The Workhouse, Southwell
Thanks to the stories of those who lived and worked there, The Workhouse at Southwell provides an insight into what life was like for Nottingham’s paupers during the Victorian era. Get there early to join a guided tour of the grounds before exploring the workhouse’s interior when it opens at 12pm. Next month the museum is running Workhouse Live where you will find inmates throughout the building carrying out their daily work.

National Civil War Museum
While you’re out that way, head into Newark itself to check out the National Civil War Museum where you can find out why the town was so important to the war.

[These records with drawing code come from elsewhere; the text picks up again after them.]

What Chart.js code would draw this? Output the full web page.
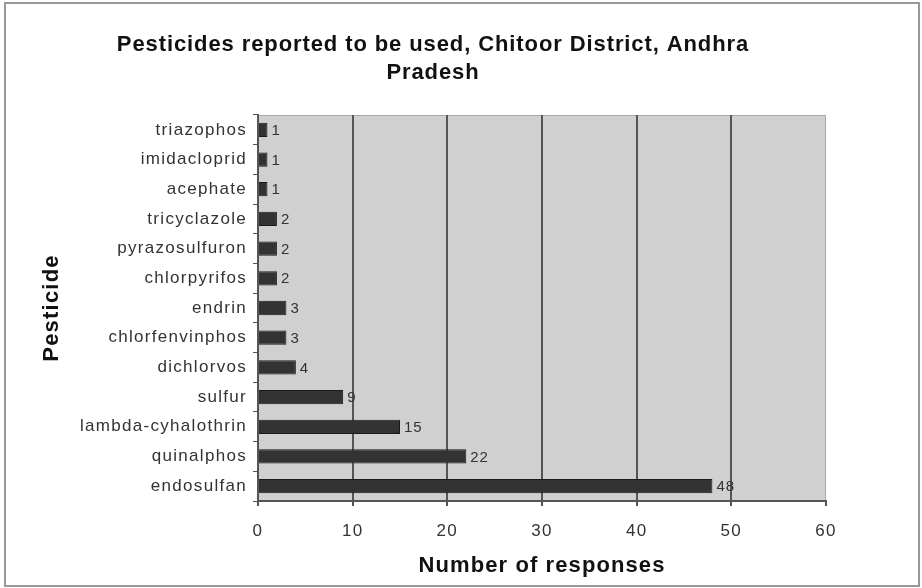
<!DOCTYPE html>
<html>
<head>
<meta charset="utf-8">
<script src="https://cdn.jsdelivr.net/npm/chart.js@4.4.1/dist/chart.umd.min.js"></script>
<style>
  html, body { margin: 0; padding: 0; background: #fff; }
  #wrap { width: 922px; height: 588px; }
</style>
</head>
<body>
<div id="wrap"><canvas id="chart"></canvas></div>
<script>
// data, top to bottom
var pesticides = ['triazophos', 'imidacloprid', 'acephate', 'tricyclazole', 'pyrazosulfuron',
    'chlorpyrifos', 'endrin', 'chlorfenvinphos', 'dichlorvos', 'sulfur',
    'lambda-cyhalothrin', 'quinalphos', 'endosulfan'];
var responses = [1, 1, 1, 2, 2, 2, 3, 3, 4, 9, 15, 22, 48];
var xTicks = [0, 10, 20, 30, 40, 50, 60];

var titleLines = ['Pesticides reported to be used, Chitoor District, Andhra', 'Pradesh'];
var xTitle = 'Number of responses';
var yTitle = 'Pesticide';

var FONT = '"Liberation Sans", Arial, sans-serif';

// grey plot background, outer frame, titles and the value labels
var decorations = {
    id: 'decorations',
    beforeDraw: function(chart) {
        var ctx = chart.ctx;
        var a = chart.chartArea;
        ctx.save();
        ctx.fillStyle = '#d0d0d0';
        ctx.fillRect(a.left, a.top, a.right - a.left, a.bottom - a.top);
        ctx.strokeStyle = '#a8a8a8';
        ctx.lineWidth = 1;
        ctx.strokeRect(a.left + 0.5, a.top + 0.5, a.right - a.left - 1, a.bottom - a.top);
        ctx.restore();
        // tick labels in the picture are spaced out a little
        chart.ctx.letterSpacing = '1.3px';
    },
    afterDraw: function(chart) {
        var ctx = chart.ctx;
        var a = chart.chartArea;
        ctx.save();
        ctx.strokeStyle = '#999';
        ctx.lineWidth = 2;
        ctx.strokeRect(5, 3, 914, 583);

        ctx.fillStyle = '#111';
        ctx.font = 'bold 22px ' + FONT;
        ctx.textAlign = 'center';
        ctx.textBaseline = 'middle';
        ctx.letterSpacing = '0.9px';
        ctx.fillText(titleLines[0], 433, 45);
        ctx.fillText(titleLines[1], 433, 73);

        ctx.letterSpacing = '1.1px';
        ctx.fillText(xTitle, (a.left + a.right) / 2, 566);

        ctx.save();
        ctx.translate(52, (a.top + a.bottom) / 2);
        ctx.rotate(-Math.PI / 2);
        ctx.letterSpacing = '1.2px';
        ctx.fillText(yTitle, 0, 0);
        ctx.restore();

        ctx.letterSpacing = '1px';
        ctx.font = '15px ' + FONT;
        ctx.fillStyle = '#333';
        ctx.textAlign = 'left';
        var meta = chart.getDatasetMeta(0);
        meta.data.forEach(function(bar, i) {
            ctx.fillText(String(responses[i]), bar.x + 4, bar.y + 1);
        });
        ctx.restore();
    }
};

new Chart(document.getElementById('chart'), {
    type: 'bar',
    data: {
        labels: pesticides,
        datasets: [{
            data: responses,
            backgroundColor: '#333333',
            borderColor: '#1a1a1a',
            borderWidth: 1,
            barPercentage: 0.48,
            categoryPercentage: 1
        }]
    },
    options: {
        indexAxis: 'y',
        responsive: true,
        maintainAspectRatio: false,
        animation: false,
        layout: { padding: { top: 115, right: 96, left: 0, bottom: 0 } },
        plugins: {
            legend: { display: false },
            tooltip: { enabled: false }
        },
        scales: {
            x: {
                min: 0,
                max: 60,
                afterBuildTicks: function(scale) {
                    scale.ticks = xTicks.map(function(v) { return { value: v }; });
                },
                afterFit: function(scale) { scale.height = 87; },
                grid: {
                    color: function(c) { return (c.tick && c.tick.value > 0 && c.tick.value < 60) ? '#555' : 'rgba(0,0,0,0)'; },
                    lineWidth: 2,
                    tickLength: 5,
                    tickColor: '#555',
                    drawTicks: true
                },
                border: { display: true, color: '#555', width: 2 },
                ticks: {
                    color: '#333',
                    padding: 15,
                    font: { family: FONT, size: 17 }
                }
            },
            y: {
                afterFit: function(scale) { scale.width = 258; },
                grid: {
                    offset: true,
                    drawOnChartArea: false,
                    tickLength: 5,
                    tickColor: '#555'
                },
                border: { display: true, color: '#555', width: 2 },
                ticks: {
                    color: '#333',
                    padding: 6,
                    font: { family: FONT, size: 17 }
                }
            }
        }
    },
    plugins: [decorations]
});
</script>
</body>
</html>
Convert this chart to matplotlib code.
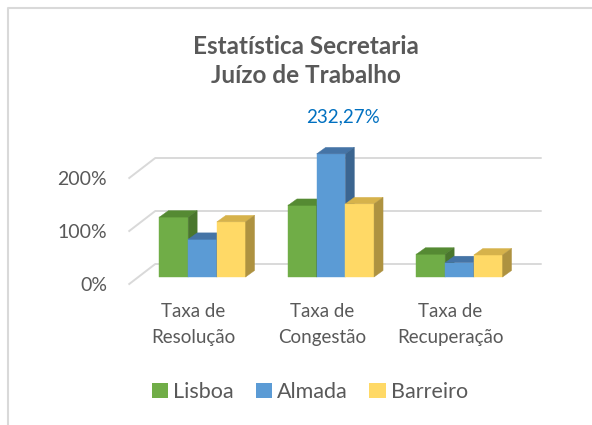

They run several events throughout the year including the annual Pikes and Plunder Civil War Festival which will take place next month on Sunday 6 – Monday 7 May where over 300 re-enactors will give you a taste of life during the turbulent civil war years.

Spit and Sawdust
If you’re after something a bit weirder after all that, don’t miss Spit and Sawdust, a gallery and micro museum located right in the heart of the city on Mansfield Road. Here you will find all sorts of odds and sods from books and vinyl to haberdashery. Spit and Sawdust is also the art studio of Smallkid Design and Kid30 so there’s plenty of cool artwork to take a look at too.

Dovecote Museum
This quaint little museum, run entirely by volunteers, is open from 2pm – 4.30pm on every second Sunday of the month from May through to September. The museum also runs additional events, details of which can be found on their website. Admission is free (though donations are welcome) and you can take a guided walk around the village which leaves from the museum at 3pm. The building is the third oldest in Wollaton and inside you will see various items such as traditional Tudor clothes and photo albums of weddings that have taken place in the nearby St Leonard's Church.